Given task: Write each line of the material exactly as given, from the top through the line that contains "W, H = 724, 1024", and omit all pictures.

Stored data:
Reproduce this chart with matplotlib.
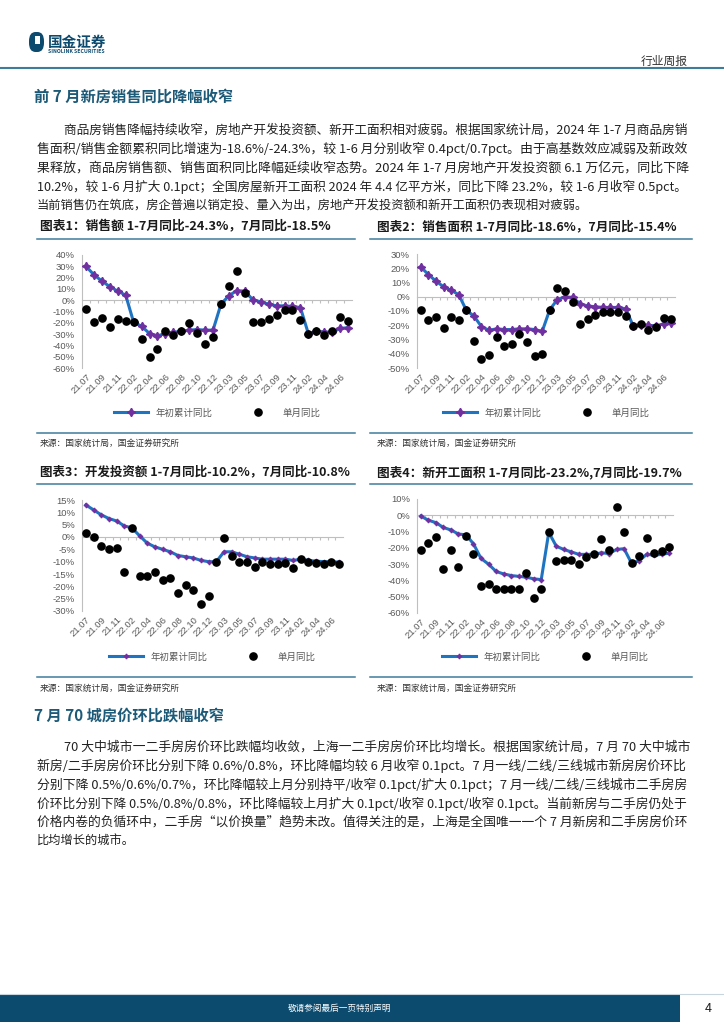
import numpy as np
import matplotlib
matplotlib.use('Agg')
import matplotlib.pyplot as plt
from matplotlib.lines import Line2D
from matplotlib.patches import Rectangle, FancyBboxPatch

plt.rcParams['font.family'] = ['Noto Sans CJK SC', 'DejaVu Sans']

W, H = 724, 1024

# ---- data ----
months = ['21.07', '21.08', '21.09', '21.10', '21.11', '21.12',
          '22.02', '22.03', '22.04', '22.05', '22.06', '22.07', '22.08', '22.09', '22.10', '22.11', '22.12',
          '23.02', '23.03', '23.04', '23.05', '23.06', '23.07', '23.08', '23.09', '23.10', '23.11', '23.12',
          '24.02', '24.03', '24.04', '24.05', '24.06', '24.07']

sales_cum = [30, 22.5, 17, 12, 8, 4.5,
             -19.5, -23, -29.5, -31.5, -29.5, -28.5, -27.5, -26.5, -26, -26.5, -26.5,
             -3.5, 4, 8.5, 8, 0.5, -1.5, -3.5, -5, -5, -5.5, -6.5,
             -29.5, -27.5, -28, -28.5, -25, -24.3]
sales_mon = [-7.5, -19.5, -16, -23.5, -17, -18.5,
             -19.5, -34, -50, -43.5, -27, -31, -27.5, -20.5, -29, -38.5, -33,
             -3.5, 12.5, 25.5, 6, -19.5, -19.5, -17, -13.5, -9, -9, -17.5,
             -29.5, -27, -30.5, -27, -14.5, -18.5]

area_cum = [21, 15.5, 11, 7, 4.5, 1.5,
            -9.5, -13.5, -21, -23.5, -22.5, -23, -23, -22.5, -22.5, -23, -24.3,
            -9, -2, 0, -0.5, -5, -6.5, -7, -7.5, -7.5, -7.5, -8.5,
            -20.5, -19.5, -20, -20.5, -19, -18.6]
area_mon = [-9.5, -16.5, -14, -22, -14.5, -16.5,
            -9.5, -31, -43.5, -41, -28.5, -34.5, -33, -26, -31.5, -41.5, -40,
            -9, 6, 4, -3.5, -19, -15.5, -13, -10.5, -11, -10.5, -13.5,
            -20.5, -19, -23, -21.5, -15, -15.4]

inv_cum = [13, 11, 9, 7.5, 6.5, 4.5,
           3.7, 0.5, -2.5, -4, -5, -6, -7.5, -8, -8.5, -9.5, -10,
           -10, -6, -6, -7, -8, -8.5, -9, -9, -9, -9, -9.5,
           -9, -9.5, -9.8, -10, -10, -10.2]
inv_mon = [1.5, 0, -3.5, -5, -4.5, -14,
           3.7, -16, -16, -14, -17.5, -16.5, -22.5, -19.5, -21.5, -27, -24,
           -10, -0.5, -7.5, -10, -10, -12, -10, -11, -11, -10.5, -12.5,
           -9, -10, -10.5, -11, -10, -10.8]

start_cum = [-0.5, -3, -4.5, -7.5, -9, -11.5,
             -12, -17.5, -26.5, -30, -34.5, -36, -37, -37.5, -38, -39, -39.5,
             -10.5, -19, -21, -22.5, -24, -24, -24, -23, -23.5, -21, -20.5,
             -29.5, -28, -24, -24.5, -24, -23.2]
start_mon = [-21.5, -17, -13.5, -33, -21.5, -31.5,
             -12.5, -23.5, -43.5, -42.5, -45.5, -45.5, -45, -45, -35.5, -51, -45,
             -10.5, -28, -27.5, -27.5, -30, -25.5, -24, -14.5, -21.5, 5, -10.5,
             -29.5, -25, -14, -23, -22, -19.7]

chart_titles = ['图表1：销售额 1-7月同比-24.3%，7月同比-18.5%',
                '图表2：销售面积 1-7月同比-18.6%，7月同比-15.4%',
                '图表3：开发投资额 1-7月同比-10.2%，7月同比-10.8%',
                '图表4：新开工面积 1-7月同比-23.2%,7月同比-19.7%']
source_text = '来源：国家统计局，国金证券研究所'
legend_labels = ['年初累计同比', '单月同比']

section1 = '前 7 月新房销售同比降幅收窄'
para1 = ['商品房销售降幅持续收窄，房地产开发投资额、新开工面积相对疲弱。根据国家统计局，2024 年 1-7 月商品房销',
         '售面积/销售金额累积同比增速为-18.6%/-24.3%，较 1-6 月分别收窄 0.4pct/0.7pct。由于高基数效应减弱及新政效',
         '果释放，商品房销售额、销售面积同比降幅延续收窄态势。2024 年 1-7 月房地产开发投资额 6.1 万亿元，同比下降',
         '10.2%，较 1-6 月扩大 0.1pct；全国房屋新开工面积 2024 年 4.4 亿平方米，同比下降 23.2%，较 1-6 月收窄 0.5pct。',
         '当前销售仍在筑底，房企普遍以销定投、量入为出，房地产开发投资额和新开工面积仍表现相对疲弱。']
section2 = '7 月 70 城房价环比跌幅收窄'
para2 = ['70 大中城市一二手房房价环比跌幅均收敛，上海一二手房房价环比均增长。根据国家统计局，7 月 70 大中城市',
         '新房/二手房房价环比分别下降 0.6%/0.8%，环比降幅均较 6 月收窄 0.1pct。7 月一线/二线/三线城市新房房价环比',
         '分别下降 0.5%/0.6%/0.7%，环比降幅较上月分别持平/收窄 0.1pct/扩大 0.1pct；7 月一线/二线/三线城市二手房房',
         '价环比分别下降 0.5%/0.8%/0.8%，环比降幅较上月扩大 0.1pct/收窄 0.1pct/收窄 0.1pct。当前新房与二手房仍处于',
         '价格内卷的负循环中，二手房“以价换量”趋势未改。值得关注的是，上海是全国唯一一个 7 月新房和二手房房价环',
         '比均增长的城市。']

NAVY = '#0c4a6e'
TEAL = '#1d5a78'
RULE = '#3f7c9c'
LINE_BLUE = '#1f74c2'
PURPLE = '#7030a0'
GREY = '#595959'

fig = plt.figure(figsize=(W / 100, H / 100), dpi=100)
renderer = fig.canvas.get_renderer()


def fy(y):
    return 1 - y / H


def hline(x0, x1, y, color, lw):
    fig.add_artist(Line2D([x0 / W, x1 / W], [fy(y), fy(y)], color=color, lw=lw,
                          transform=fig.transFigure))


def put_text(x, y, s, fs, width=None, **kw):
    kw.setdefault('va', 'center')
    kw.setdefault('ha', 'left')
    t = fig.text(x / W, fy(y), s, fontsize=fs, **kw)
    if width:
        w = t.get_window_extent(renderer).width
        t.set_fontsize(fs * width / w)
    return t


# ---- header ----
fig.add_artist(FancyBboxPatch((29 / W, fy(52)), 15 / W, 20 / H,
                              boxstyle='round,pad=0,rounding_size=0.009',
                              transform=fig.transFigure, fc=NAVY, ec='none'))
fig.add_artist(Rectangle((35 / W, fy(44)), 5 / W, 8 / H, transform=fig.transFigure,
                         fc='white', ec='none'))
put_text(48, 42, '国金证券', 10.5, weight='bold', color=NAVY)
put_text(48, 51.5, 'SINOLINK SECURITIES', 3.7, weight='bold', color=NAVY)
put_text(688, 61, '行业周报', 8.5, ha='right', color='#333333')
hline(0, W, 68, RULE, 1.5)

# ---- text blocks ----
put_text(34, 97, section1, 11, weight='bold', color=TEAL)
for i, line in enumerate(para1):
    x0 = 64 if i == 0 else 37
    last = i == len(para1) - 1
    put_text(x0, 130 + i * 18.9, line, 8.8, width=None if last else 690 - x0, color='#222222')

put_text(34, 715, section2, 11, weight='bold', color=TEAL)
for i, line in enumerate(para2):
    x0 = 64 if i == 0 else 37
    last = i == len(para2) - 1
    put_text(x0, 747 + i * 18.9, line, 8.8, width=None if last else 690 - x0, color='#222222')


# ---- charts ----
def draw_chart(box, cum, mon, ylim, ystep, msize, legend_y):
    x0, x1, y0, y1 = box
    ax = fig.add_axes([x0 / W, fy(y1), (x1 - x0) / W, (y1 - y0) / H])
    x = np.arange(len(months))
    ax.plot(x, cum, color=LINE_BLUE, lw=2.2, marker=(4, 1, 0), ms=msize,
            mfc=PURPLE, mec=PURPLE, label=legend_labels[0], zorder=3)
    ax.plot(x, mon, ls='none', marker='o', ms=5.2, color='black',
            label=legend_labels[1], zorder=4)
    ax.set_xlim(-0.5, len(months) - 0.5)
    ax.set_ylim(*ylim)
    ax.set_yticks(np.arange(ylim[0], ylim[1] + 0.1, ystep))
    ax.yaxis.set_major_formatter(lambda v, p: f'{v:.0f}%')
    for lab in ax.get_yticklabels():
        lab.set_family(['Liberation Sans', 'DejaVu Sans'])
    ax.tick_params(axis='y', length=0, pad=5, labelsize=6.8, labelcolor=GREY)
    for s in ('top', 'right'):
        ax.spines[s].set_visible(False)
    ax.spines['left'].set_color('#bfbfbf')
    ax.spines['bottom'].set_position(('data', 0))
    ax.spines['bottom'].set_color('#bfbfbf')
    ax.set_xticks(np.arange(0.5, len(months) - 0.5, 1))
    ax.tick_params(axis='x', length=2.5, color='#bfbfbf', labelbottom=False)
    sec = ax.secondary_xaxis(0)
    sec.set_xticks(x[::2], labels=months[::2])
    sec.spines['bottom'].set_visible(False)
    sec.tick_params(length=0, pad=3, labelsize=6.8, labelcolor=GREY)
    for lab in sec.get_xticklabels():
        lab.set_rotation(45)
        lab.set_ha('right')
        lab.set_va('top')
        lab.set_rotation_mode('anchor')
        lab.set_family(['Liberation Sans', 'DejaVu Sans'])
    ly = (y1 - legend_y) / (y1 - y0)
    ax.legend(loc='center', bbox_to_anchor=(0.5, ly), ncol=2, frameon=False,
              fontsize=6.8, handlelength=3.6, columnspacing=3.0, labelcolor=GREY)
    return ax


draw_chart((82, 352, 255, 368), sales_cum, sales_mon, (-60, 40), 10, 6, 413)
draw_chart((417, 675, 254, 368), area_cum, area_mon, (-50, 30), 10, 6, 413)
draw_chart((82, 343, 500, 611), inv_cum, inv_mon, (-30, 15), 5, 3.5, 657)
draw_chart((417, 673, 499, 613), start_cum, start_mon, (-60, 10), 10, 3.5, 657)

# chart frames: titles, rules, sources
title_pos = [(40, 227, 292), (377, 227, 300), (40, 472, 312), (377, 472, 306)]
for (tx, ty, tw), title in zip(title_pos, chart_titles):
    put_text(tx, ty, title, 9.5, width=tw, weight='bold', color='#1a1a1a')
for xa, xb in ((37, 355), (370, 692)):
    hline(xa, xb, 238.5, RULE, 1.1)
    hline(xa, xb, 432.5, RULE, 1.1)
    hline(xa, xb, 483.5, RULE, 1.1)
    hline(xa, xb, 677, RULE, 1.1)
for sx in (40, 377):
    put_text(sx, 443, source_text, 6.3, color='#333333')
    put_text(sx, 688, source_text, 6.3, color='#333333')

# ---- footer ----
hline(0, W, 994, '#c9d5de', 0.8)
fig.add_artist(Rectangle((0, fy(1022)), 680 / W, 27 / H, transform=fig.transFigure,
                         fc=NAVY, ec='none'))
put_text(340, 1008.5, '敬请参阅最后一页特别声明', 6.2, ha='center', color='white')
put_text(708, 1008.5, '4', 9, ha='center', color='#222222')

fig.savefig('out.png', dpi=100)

Task output:
Reproduce this chart with matplotlib.
import numpy as np
import matplotlib
matplotlib.use('Agg')
import matplotlib.pyplot as plt
from matplotlib.lines import Line2D
from matplotlib.patches import Rectangle, FancyBboxPatch

plt.rcParams['font.family'] = ['Noto Sans CJK SC', 'DejaVu Sans']

W, H = 724, 1024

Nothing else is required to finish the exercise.